Being at a strange point in my life (strange, but not altogether bad), the issue of the divide between personal life and public persona, especially online, has loomed larger and larger in my mind of late. My specific question lies in where we draw the line as authors. A lot of my questions stem from the strange quasi-celebrity status that comes with being an indie author. This isn’t to suggest some misplace scale of where I stand in the whole thing; in fact, that diminished standing is what makes it so tricky.
The rules are fairly simple for real celebrities: keep the personal life and the public life as divided as possible. You can let little bits of the personal life poke through, but a certain facade and distance must be maintained in order to keep your sanity. Sure, celebrities have varying levels of how much they share and don’t share, but in general, the line between the celeb and the people with whom they’re connecting is fairly solid.

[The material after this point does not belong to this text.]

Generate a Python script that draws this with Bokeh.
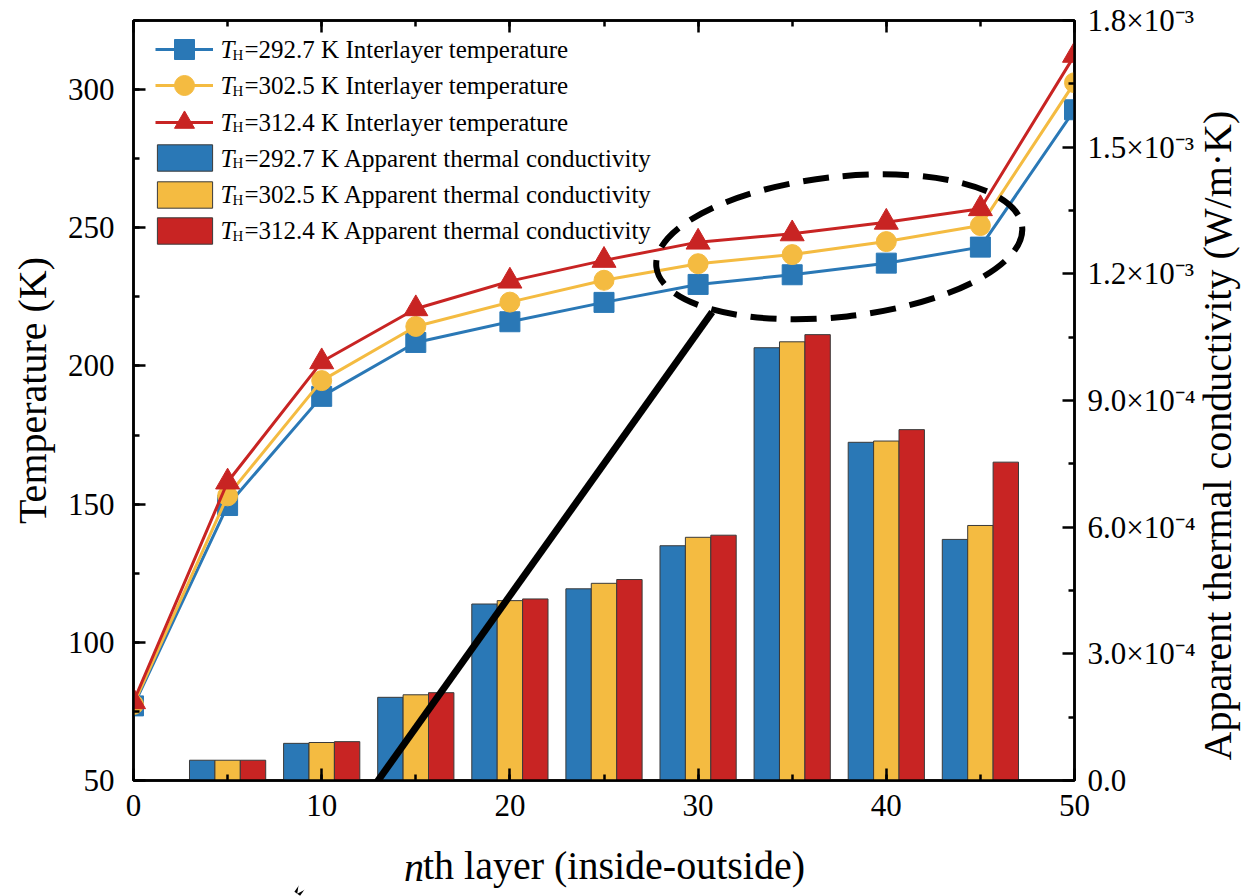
import math
from bokeh.plotting import figure
from bokeh.models import (Range1d, LinearAxis, SingleIntervalTicker, FixedTicker,
                          CustomJSTickFormatter, Legend, LegendItem, Label, Arrow,
                          OpenHead, ColumnDataSource)
from bokeh.core.properties import value
from bokeh.embed import file_html
from bokeh.resources import INLINE

# ---------------- data ----------------
layers = [0, 5, 10, 15, 20, 25, 30, 35, 40, 45, 50]
temp_292 = [77.0, 149.5, 189.0, 208.5, 216.0, 223.0, 229.5, 233.0, 237.2, 243.0, 292.7]
temp_302 = [77.5, 153.0, 194.7, 214.3, 223.1, 231.0, 237.0, 240.3, 245.0, 250.8, 302.5]
temp_312 = [78.5, 158.0, 201.5, 220.7, 230.7, 238.2, 244.8, 247.8, 252.0, 256.9, 312.4]

bar_layers = [5, 10, 15, 20, 25, 30, 35, 40, 45]
cond_292 = [4.8e-5, 8.8e-5, 1.97e-4, 4.18e-4, 4.54e-4, 5.56e-4, 1.025e-3, 8.01e-4, 5.71e-4]
cond_302 = [4.8e-5, 9.0e-5, 2.03e-4, 4.26e-4, 4.67e-4, 5.76e-4, 1.039e-3, 8.04e-4, 6.04e-4]
cond_312 = [4.8e-5, 9.2e-5, 2.08e-4, 4.30e-4, 4.76e-4, 5.81e-4, 1.056e-3, 8.31e-4, 7.54e-4]

th_values = ["292.7", "302.5", "312.4"]
cond_ticks = [0.0, 0.0003, 0.0006, 0.0009, 0.0012, 0.0015, 0.0018]
cond_tick_labels = ["0.0", "3.0×10⁻⁴", "6.0×10⁻⁴", "9.0×10⁻⁴", "1.2×10⁻³", "1.5×10⁻³", "1.8×10⁻³"]

colors = ["#2A78B6", "#F4BB41", "#C82423"]
markers = ["square", "circle", "triangle"]
marker_sizes = [20, 20, 24]

FONT = "Liberation Serif"
FW, FH = 941, 760
NB = "\u00a0"

p = figure(frame_width=FW, frame_height=FH, x_range=Range1d(0, 50), y_range=Range1d(50, 325),
           output_backend="svg", toolbar_location=None,
           min_border_left=133, min_border_right=179, min_border_top=20, min_border_bottom=116)
p.extra_y_ranges = {"cond": Range1d(0, 0.0018)}
p.xgrid.visible = False
p.ygrid.visible = False
p.outline_line_color = "black"
p.outline_line_width = 2.5
p.background_fill_color = "white"
p.border_fill_color = "white"


def style_axis(ax):
    ax.axis_line_width = 2.5
    ax.axis_line_color = "black"
    ax.major_tick_in = 12
    ax.major_tick_out = 0
    ax.minor_tick_in = 6
    ax.minor_tick_out = 0
    ax.major_tick_line_width = 2.5
    ax.minor_tick_line_width = 2.5
    ax.major_tick_line_color = "black"
    ax.minor_tick_line_color = "black"
    ax.major_label_text_font = FONT
    ax.major_label_text_font_size = "31px"
    ax.major_label_text_color = "black"
    ax.axis_label_text_font = FONT
    ax.axis_label_text_font_size = "40px"
    ax.axis_label_text_font_style = "normal"
    ax.axis_label_text_color = "black"


xax = p.xaxis[0]
xax.ticker = SingleIntervalTicker(interval=10, num_minor_ticks=2)
style_axis(xax)
xax.major_label_standoff = 14
xax.axis_label = NB * 2 + "th layer (inside-outside)"
xax.axis_label_standoff = 24

# italic "n" of the x-axis title, on an invisible stacked axis pulled up to the same row
nax = LinearAxis(ticker=FixedTicker(ticks=[]),
                 formatter=CustomJSTickFormatter(code="return '';"))
style_axis(nax)
nax.axis_line_color = None
nax.major_tick_line_color = None
nax.minor_tick_line_color = None
nax.major_label_text_font_size = "0px"
nax.major_label_standoff = 0
nax.axis_label = "n" + NB * 38
nax.axis_label_text_font_style = "italic"
nax.axis_label_standoff = -46
p.add_layout(nax, "below")

yax = p.yaxis[0]
yax.ticker = SingleIntervalTicker(interval=50, num_minor_ticks=2)
style_axis(yax)
yax.major_label_standoff = 19
yax.axis_label = NB * 2 + "Temperature (K)"
yax.axis_label_standoff = 10

minor_cond = [(cond_ticks[i] + cond_ticks[i + 1]) / 2 for i in range(len(cond_ticks) - 1)]
rax = LinearAxis(y_range_name="cond",
                 ticker=FixedTicker(ticks=cond_ticks, minor_ticks=minor_cond),
                 formatter=CustomJSTickFormatter(args=dict(cvals=cond_ticks, clabs=cond_tick_labels), code="""
let best = 0;
for (let i = 1; i < cvals.length; i++) {
  if (Math.abs(cvals[i] - tick) < Math.abs(cvals[best] - tick)) best = i;
}
return clabs[best];
"""))
style_axis(rax)
rax.major_label_standoff = 13
rax.axis_label = NB * 2 + "Apparent thermal conductivity (W/m·K)"
rax.axis_label_standoff = 19
try:
    rax.axis_label_orientation = math.pi / 2
except Exception:
    pass
try:
    rax.axis_label_align = "start"
except Exception:
    pass
p.add_layout(rax, "right")

tax = LinearAxis(ticker=SingleIntervalTicker(interval=10, num_minor_ticks=2),
                 formatter=CustomJSTickFormatter(code="return '';"))
style_axis(tax)
tax.major_label_text_font_size = "0px"
tax.major_label_standoff = 0
p.add_layout(tax, "above")

# ---------------- bars ----------------
bar_width = 1.35
offsets = [-bar_width, 0.0, bar_width]
bar_renderers = []
for cond, col, off in zip([cond_292, cond_302, cond_312], colors, offsets):
    src = ColumnDataSource(dict(x=[g + off for g in bar_layers], top=cond))
    r = p.vbar(x="x", top="top", bottom=0, width=bar_width, source=src, y_range_name="cond",
               fill_color=col, line_color="#3a3a3a", line_width=1)
    bar_renderers.append(r)

# ---------------- lines ----------------
line_renderers = []
for temps, col, mk, sz in zip([temp_292, temp_302, temp_312], colors, markers, marker_sizes):
    src = ColumnDataSource(dict(x=layers, y=temps))
    l = p.line(x="x", y="y", source=src, line_color=col, line_width=3)
    s = p.scatter(x="x", y="y", source=src, marker=mk, size=sz, fill_color=col, line_color=col)
    line_renderers.append((l, s))

# ---------------- highlight ellipse & arrow ----------------
sel = slice(6, 10)
ell_x = sum(layers[sel]) / len(layers[sel])
sel_vals = temp_292[sel] + temp_302[sel] + temp_312[sel]
ell_y = sum(sel_vals) / len(sel_vals)
p.ellipse(x=[ell_x], y=[ell_y], width=368, height=140, width_units="screen", height_units="screen",
          angle=0.11, fill_color=None, line_color="black", line_width=6, line_dash="26 14")

arrow_start = (30.75, 219.5)
arrow_end = (8.7, 9.0)
p.add_layout(Arrow(end=OpenHead(size=30, line_width=7, line_color="black"),
                   x_start=arrow_start[0], y_start=arrow_start[1],
                   x_end=arrow_end[0], y_end=arrow_end[1],
                   line_width=7, line_color="black"))

# ---------------- legend ----------------
row_centers = [29, 65, 101.5, 137.5, 174, 210]  # px from frame top
for i, (l, s) in enumerate(line_renderers):
    rc = row_centers[i]
    leg = Legend(items=[LegendItem(label=value(" "), renderers=[l, s])],
                 location=(22, FH - (rc + 25)), glyph_width=58, glyph_height=50,
                 padding=0, margin=0, spacing=0, label_width=0, label_height=0, label_standoff=0,
                 label_text_font_size="1px", border_line_color=None, background_fill_alpha=0)
    p.add_layout(leg)
for i, r in enumerate(bar_renderers):
    rc = row_centers[3 + i]
    leg = Legend(items=[LegendItem(label=value(" "), renderers=[r])],
                 location=(17, FH - (rc + 16.5)), glyph_width=69, glyph_height=33,
                 padding=0, margin=0, spacing=0, label_width=0, label_height=0, label_standoff=0,
                 label_text_font_size="1px", border_line_color=None, background_fill_alpha=0)
    p.add_layout(leg)

suffixes = ["Interlayer temperature"] * 3 + ["Apparent thermal conductivity"] * 3
for i, rc in enumerate(row_centers):
    th = th_values[i % 3]
    base = FH - rc
    p.add_layout(Label(x=87, y=base, x_units="screen", y_units="screen", text="T",
                       text_font=FONT, text_font_style="italic", text_font_size="25px",
                       text_baseline="alphabetic", text_color="black"))
    p.add_layout(Label(x=99, y=base - 5, x_units="screen", y_units="screen", text="H",
                       text_font=FONT, text_font_size="15px",
                       text_baseline="alphabetic", text_color="black"))
    p.add_layout(Label(x=111, y=base, x_units="screen", y_units="screen",
                       text="=" + th + " K " + suffixes[i],
                       text_font=FONT, text_font_size="25px",
                       text_baseline="alphabetic", text_color="black"))

open("out.html", "w").write(file_html(p, INLINE))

Not so with the indie author. Most of us reside (and are used to residing) on the other side of the line. That’s great, too. It’s the rare indie author that gets a head full of themselves, and those that do tend to be handled within the community. Most of us are humble enough to realize our true place within the scale of things. In fact, I like that quite a bit about the community: most of us don’t have out-sized egos, and have the freedom to connect with other authors and readers without all the trappings of celebrity. At this point, I’m not sure I’d ever want to experience what real celebrities experience. It seems like a huge hassle.

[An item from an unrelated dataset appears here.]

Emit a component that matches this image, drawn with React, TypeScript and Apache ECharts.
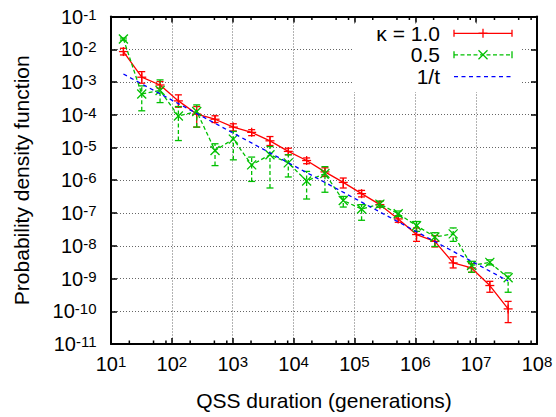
import React, { useEffect, useRef } from "react";
import * as echarts from "echarts";

// QSS durations (generations)
const durations = [
  16, 32, 64, 128, 256, 512, 1024, 2048, 4096, 8192, 16384, 32768, 65536,
  131072, 262144, 524288, 1048576, 2097152, 4194304, 8388608, 16777216, 33554432,
];

// kappa = 1.0
const k10Pdf = [
  8.5e-3, 1.4e-3, 8.1e-4, 2.65e-4, 1.05e-4, 7.3e-5, 4.2e-5, 2.9e-5, 1.6e-5, 7.6e-6, 4.0e-6,
  1.8e-6, 8.6e-7, 3.9e-7, 1.8e-7, 6.6e-8, 2.2e-8, 1.36e-8, 3.0e-9, 2.1e-9, 6.1e-10, 1.18e-10,
];
const k10Lo = [
  6.7e-3, 9.2e-4, 6.5e-4, 1.7e-4, 4.2e-5, 5.8e-5, 3.2e-5, 2.3e-5, 1.15e-5, 6.0e-6, 3.2e-6,
  1.3e-6, 5.8e-7, 3.1e-7, 1.52e-7, 5.2e-8, 1.36e-8, 9.2e-9, 2.1e-9, 1.55e-9, 3.8e-10, 4.5e-11,
];
const k10Hi = [
  1.07e-2, 2.07e-3, 1.03e-3, 4.05e-4, 1.78e-4, 9.3e-5, 5.3e-5, 3.5e-5, 2.16e-5, 9.5e-6, 4.8e-6,
  2.4e-6, 1.17e-6, 4.9e-7, 2.26e-7, 8.3e-8, 3.5e-8, 2.04e-8, 4.6e-9, 2.85e-9, 8.2e-10, 2.0e-10,
];

// kappa = 0.5
const k05Pdf = [
  2.06e-2, 4.3e-4, 5.5e-4, 9.2e-5, 1.26e-4, 8.1e-6, 1.8e-5, 2.95e-6, 6.0e-6, 3.4e-6, 9.5e-7,
  1.6e-6, 2.4e-7, 1.32e-7, 1.87e-7, 9.5e-8, 4.1e-8, 1.86e-8, 2.3e-8, 2.5e-9, 3.1e-9, 1.05e-9,
];
const k05Lo = [
  1.9e-2, 1.32e-4, 2.35e-4, 1.63e-5, 4.2e-5, 2.8e-6, 4.2e-6, 9.2e-7, 5.8e-7, 1.26e-6, 2.67e-7,
  4.3e-7, 1.52e-7, 6.0e-8, 1.5e-7, 7.8e-8, 2.75e-8, 9.5e-9, 1.36e-8, 1.55e-9, 2.6e-9, 3.8e-10,
];
const k05Hi = [
  2.2e-2, 7.6e-4, 1.16e-3, 1.78e-4, 2.0e-4, 1.3e-5, 3.1e-5, 5.1e-6, 1.07e-5, 6.0e-6, 1.86e-6,
  2.6e-6, 3.2e-7, 1.8e-7, 2.3e-7, 1.15e-7, 5.5e-8, 2.5e-8, 3.5e-8, 3.35e-9, 3.7e-9, 1.48e-9,
];

// 1/t reference line (end points)
const refT = [16, 33554432];
const refPdf = [1.75e-3, 8.4e-10];

// axis ranges and minor tick mantissas
const xMin = 10;
const xMax = 1e8;
const yMin = 1e-11;
const yMax = 1e-1;
const minorDecades = [1e1, 1e2, 1e3, 1e4, 1e5, 1e6, 1e7];
const minorMantissas = [2, 5, 8];

const RED = "#ff0000";
const GREEN = "#00c000";
const BLUE = "#0000ff";
const FONT = "Liberation Sans, Arial, Helvetica, sans-serif";

function markerEls(kind: string, cx: number, cy: number, color: string, z = 0) {
  const m = 4.5;
  const st = { stroke: color, lineWidth: 1.3 };
  if (kind === "plus") {
    return [
      { type: "line", z, shape: { x1: cx - m, y1: cy, x2: cx + m, y2: cy }, style: st },
      { type: "line", z, shape: { x1: cx, y1: cy - m, x2: cx, y2: cy + m }, style: st },
    ];
  }
  return [
    { type: "line", z, shape: { x1: cx - m, y1: cy - m, x2: cx + m, y2: cy + m }, style: st },
    { type: "line", z, shape: { x1: cx - m, y1: cy + m, x2: cx + m, y2: cy - m }, style: st },
  ];
}

function errorSeries(
  name: string,
  ys: number[],
  lo: number[],
  hi: number[],
  color: string,
  dash: number[] | null,
  kind: string,
  z: number
) {
  return {
    type: "custom",
    name,
    z,
    xAxisIndex: 0,
    yAxisIndex: 0,
    clip: false,
    data: durations.map((t, i) => [t, ys[i], lo[i], hi[i]]),
    encode: { x: 0, y: 1 },
    renderItem: (params: any, api: any) => {
      const t = api.value(0);
      const p = api.coord([t, api.value(1)]);
      const a = api.coord([t, api.value(2)]);
      const b = api.coord([t, api.value(3)]);
      const cw = 3.5;
      const barStyle: any = { stroke: color, lineWidth: 1.3 };
      if (dash) barStyle.lineDash = dash;
      const capStyle = { stroke: color, lineWidth: 1.3 };
      const children: any[] = [
        { type: "line", shape: { x1: p[0], y1: a[1], x2: p[0], y2: b[1] }, style: barStyle },
        { type: "line", shape: { x1: p[0] - cw, y1: a[1], x2: p[0] + cw, y2: a[1] }, style: capStyle },
        { type: "line", shape: { x1: p[0] - cw, y1: b[1], x2: p[0] + cw, y2: b[1] }, style: capStyle },
        ...markerEls(kind, p[0], p[1], color),
      ];
      return { type: "group", children };
    },
  };
}

const supRich = {
  b: { fontSize: 20, fontFamily: FONT, color: "#000", verticalAlign: "bottom", lineHeight: 20 },
  s: {
    fontSize: 15,
    fontFamily: FONT,
    color: "#000",
    verticalAlign: "top",
    lineHeight: 15,
    padding: [0, 0, 11, 0],
  },
};

const powLabel = (v: number) => {
  const e = Math.round(Math.log10(v));
  return `{b|10}{s|${e}}`;
};

function legendRow(y: number, label: string, color: string, dash: number[] | null, kind: string | null, caps: boolean) {
  const z = 20;
  const x1 = 454;
  const x2 = 512;
  const ls: any = { stroke: color, lineWidth: 1.3 };
  if (dash) ls.lineDash = dash;
  const els: any[] = [
    {
      type: "text",
      z,
      x: 440,
      y,
      style: {
        text: label,
        font: `21px ${FONT}`,
        fill: "#000",
        align: "right",
        verticalAlign: "middle",
        textAlign: "right",
        textVerticalAlign: "middle",
      },
    },
    { type: "line", z, shape: { x1, y1: y, x2, y2: y }, style: ls },
  ];
  if (caps) {
    els.push({ type: "line", z, shape: { x1, y1: y - 3.5, x2: x1, y2: y + 3.5 }, style: { stroke: color, lineWidth: 1.3 } });
    els.push({ type: "line", z, shape: { x1: x2, y1: y - 3.5, x2, y2: y + 3.5 }, style: { stroke: color, lineWidth: 1.3 } });
  }
  if (kind) {
    markerEls(kind, (x1 + x2) / 2, y, color, z).forEach((e) => els.push(e));
  }
  return els;
}

export default function App() {
  const ref = useRef<HTMLDivElement>(null);
  useEffect(() => {
    if (!ref.current) return;
    const chart = echarts.init(ref.current, null, { renderer: "svg" });
    const minorTicks: number[] = [];
    minorDecades.forEach((d) => minorMantissas.forEach((m) => minorTicks.push(d * m)));

    const tickStyle = { show: true, inside: true, length: 6, lineStyle: { color: "#000", width: 1.5 } };
    const axisLine = { show: true, lineStyle: { color: "#000", width: 2 } };
    const gridLine = { show: true, lineStyle: { color: "#666", width: 1, type: [1, 2] } };

    const option: any = {
      animation: false,
      backgroundColor: "#fff",
      grid: { left: 111, right: 19, top: 16.5, bottom: 73, containLabel: false },
      xAxis: [
        {
          type: "log",
          logBase: 10,
          min: xMin,
          max: xMax,
          interval: 1,
          position: "bottom",
          axisLine,
          axisTick: tickStyle,
          axisLabel: {
            interval: 0,
            margin: 10,
            formatter: powLabel,
            rich: supRich,
            showMinLabel: true,
            showMaxLabel: true,
          },
          splitLine: gridLine,
          name: "QSS duration (generations)",
          nameLocation: "middle",
          nameGap: 46,
          nameTextStyle: { fontSize: 21, fontFamily: FONT, color: "#000" },
        },
        {
          type: "log",
          logBase: 10,
          min: xMin,
          max: xMax,
          interval: 1,
          position: "top",
          axisLine,
          axisTick: tickStyle,
          axisLabel: { show: false },
          splitLine: { show: false },
        },
      ],
      yAxis: [
        {
          type: "log",
          logBase: 10,
          min: yMin,
          max: yMax,
          interval: 1,
          position: "left",
          axisLine,
          axisTick: tickStyle,
          axisLabel: {
            interval: 0,
            margin: 14.5,
            formatter: powLabel,
            rich: supRich,
            showMinLabel: true,
            showMaxLabel: true,
          },
          splitLine: gridLine,
          name: "Probability density function",
          nameLocation: "middle",
          nameGap: 79,
          nameTextStyle: { fontSize: 21, fontFamily: FONT, color: "#000" },
        },
        {
          type: "log",
          logBase: 10,
          min: yMin,
          max: yMax,
          interval: 1,
          position: "right",
          axisLine,
          axisTick: tickStyle,
          axisLabel: { show: false },
          splitLine: { show: false },
        },
      ],
      series: [
        {
          type: "custom",
          name: "minorTicks",
          z: 1,
          silent: true,
          clip: false,
          data: minorTicks.map((v) => [v, 1e-6]),
          encode: { x: 0, y: 1 },
          renderItem: (params: any, api: any) => {
            const cs = params.coordSys;
            const px = api.coord([api.value(0), 1e-6])[0];
            const st = { stroke: "#000", lineWidth: 1.5 };
            return {
              type: "group",
              children: [
                { type: "line", shape: { x1: px, y1: cs.y + cs.height, x2: px, y2: cs.y + cs.height - 3.5 }, style: st },
                { type: "line", shape: { x1: px, y1: cs.y, x2: px, y2: cs.y + 3.5 }, style: st },
              ],
            };
          },
        },
        {
          type: "line",
          name: "κ = 1.0",
          z: 2,
          symbol: "none",
          data: durations.map((t, i) => [t, k10Pdf[i]]),
          lineStyle: { color: RED, width: 1.3, type: "solid" },
        },
        errorSeries("κ = 1.0 err", k10Pdf, k10Lo, k10Hi, RED, null, "plus", 3),
        {
          type: "line",
          name: "0.5",
          z: 4,
          symbol: "none",
          data: durations.map((t, i) => [t, k05Pdf[i]]),
          lineStyle: { color: GREEN, width: 1.3, type: [4, 2.5] },
        },
        errorSeries("0.5 err", k05Pdf, k05Lo, k05Hi, GREEN, [4, 2.5], "cross", 5),
        {
          type: "line",
          name: "1/t",
          z: 6,
          symbol: "none",
          data: refT.map((t, i) => [t, refPdf[i]]),
          lineStyle: { color: BLUE, width: 1.3, type: [4, 3.5] },
        },
      ],
      graphic: [
        { type: "rect", z: 15, shape: { x: 352, y: 24, width: 170, height: 68 }, style: { fill: "#fff" } },
        ...legendRow(33.3, "κ = 1.0", RED, null, "plus", true),
        ...legendRow(54.8, "0.5", GREEN, [4, 2.5], "cross", true),
        ...legendRow(76.7, "1/t", BLUE, [4, 3.5], null, false),
      ],
    };
    chart.setOption(option);
    return () => chart.dispose();
  }, []);

  return (
    <div
      ref={ref}
      style={{ position: "absolute", left: 0, top: 0, width: 556, height: 417, background: "#fff" }}
    />
  );
}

The problem is, we’re not celebrities until we become celebrities. I’m not speaking of some meteoric rise to fame here – though that might apply; no, I’m speaking of those moments when we’re called upon to act with the grace of the seasoned celebrity who has been separating public life from private life for years. A nasty review. Trash talking on the Internet. Gossip. You get the picture. Some of these are situations that might be handled very differently were you not putting your works out there for public approval, but because you are a semi-public figure, you must handle things with a modicum of respect and never, ever, allow your emotions to show, no matter how much what’s happening may hurt you.

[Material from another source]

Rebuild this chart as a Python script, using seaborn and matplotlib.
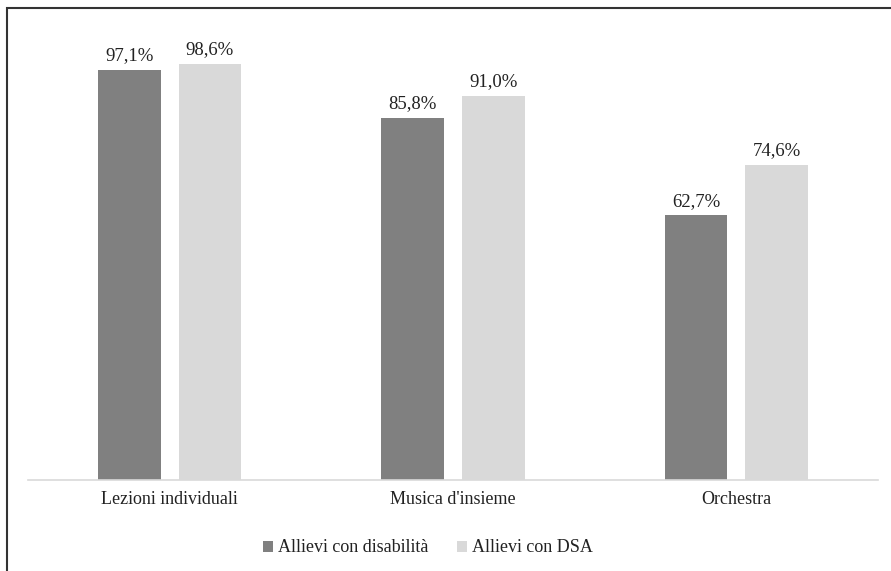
import matplotlib
matplotlib.use("Agg")
import matplotlib.pyplot as plt
import seaborn as sns
import pandas as pd
from matplotlib.patches import Rectangle, Patch

categories = ["Lezioni individuali", "Musica d'insieme", "Orchestra"]
series_names = ["Allievi con disabilità", "Allievi con DSA"]
disabilita = [97.1, 85.8, 62.7]
dsa = [98.6, 91.0, 74.6]
colors = ["#808080", "#d9d9d9"]

df = pd.DataFrame({
    "categoria": categories * 2,
    "gruppo": [series_names[0]] * 3 + [series_names[1]] * 3,
    "valore": disabilita + dsa,
})

sns.set_theme(style="white")
plt.rcParams["font.family"] = ["Liberation Serif", "DejaVu Serif"]

W, H = 891, 571
fig = plt.figure(figsize=(W / 100, H / 100), dpi=100)
ax = fig.add_axes([28 / W, (H - 480) / H, (878 - 28) / W, 422.3 / H])

sns.barplot(data=df, x="categoria", y="valore", hue="gruppo",
            palette=colors, width=0.568, gap=0.22, ax=ax,
            legend=False, errorbar=None, saturation=1, linewidth=0)

ax.set_ylim(0, 100)
ax.set_xlim(-0.5, 2.5)
ax.set_xlabel("")
ax.set_ylabel("")
ax.set_yticks([])
for s in ["top", "right", "left"]:
    ax.spines[s].set_visible(False)
ax.spines["bottom"].set_color("#d9d9d9")
ax.spines["bottom"].set_linewidth(1.2)
ax.tick_params(axis="x", length=0, pad=8, labelsize=13, labelcolor="#222222")

for container in ax.containers:
    labels = [f"{v:.1f}%".replace(".", ",") for v in container.datavalues]
    ax.bar_label(container, labels=labels, padding=4, fontsize=13.5,
                 color="#222222", clip_on=False)

handles = [Patch(facecolor=c, edgecolor="none") for c in colors]
fig.legend(handles, series_names, loc="center", bbox_to_anchor=(428 / W, 1 - 548 / H),
           ncol=2, frameon=False, fontsize=13, handlelength=0.55, handleheight=0.55,
           handletextpad=0.25, columnspacing=1.6, labelcolor="#222222")

# outer frame (top and left edges visible)
fig.patches.append(Rectangle((6.5 / W, -0.1), 1.2, 1 - 7.5 / H + 0.1,
                             transform=fig.transFigure, fill=False,
                             edgecolor="#333333", linewidth=1.5))

fig.savefig("out.png", dpi=100)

I’ve spoken some in the past about this dehumanizing aspect of celebrity. Thankfully, the friends have stuck with me after all, though I have experienced some shifts in relationships as I develop new friendships. Still, I have experienced some of the situations described in that post and the ideas of just how to act and react that seemed so clear back when I wrote that post have become very blurry. How to deal with comments that include both constructive criticism and just plain snarkiness? We’ve recently seen some downright nasty examples of interacting with reviewers and it’s disappointed me a little bit – on both sides. In some cases, the authors were particularly nasty and reacted very poorly to fair criticisms, but I’ve also seen some authors attempting to be even-handed and thank reviewers for even highly critical reviews and it’s blown up in their faces.
I haven’t had the latter occur…yet. The times that I have interacted with reviewers have been after they’ve personally contacted me about posting a review, and of late I’ve set a rule that I’m not allowed to read any reviews lower than a four star, just for my own sanity. Of course these reviews can still sting, but the code applies: readers are readers, authors are authors, and interaction between the two needs to happen on a very removed, careful basis.
It’s unfortunate, but there are good reasons, such as protecting the integrity of the review process. So now as I’m in that awkward transition phase, somewhere in between reader and author from one minute to another, I’m trying to find the most effective way to connect and share with readers without overstepping my boundaries. This is all part of deciding whether to share with you, the readers, what is going on in my life. I’m going through a fairly big change, and it’s a tumultuous time (in a good way), but I’m not sure just how much is appropriate to share. Still mulling over that question, but would like to get some feedback. How much is too much? How do you maintain that line, or do you maintain it at all?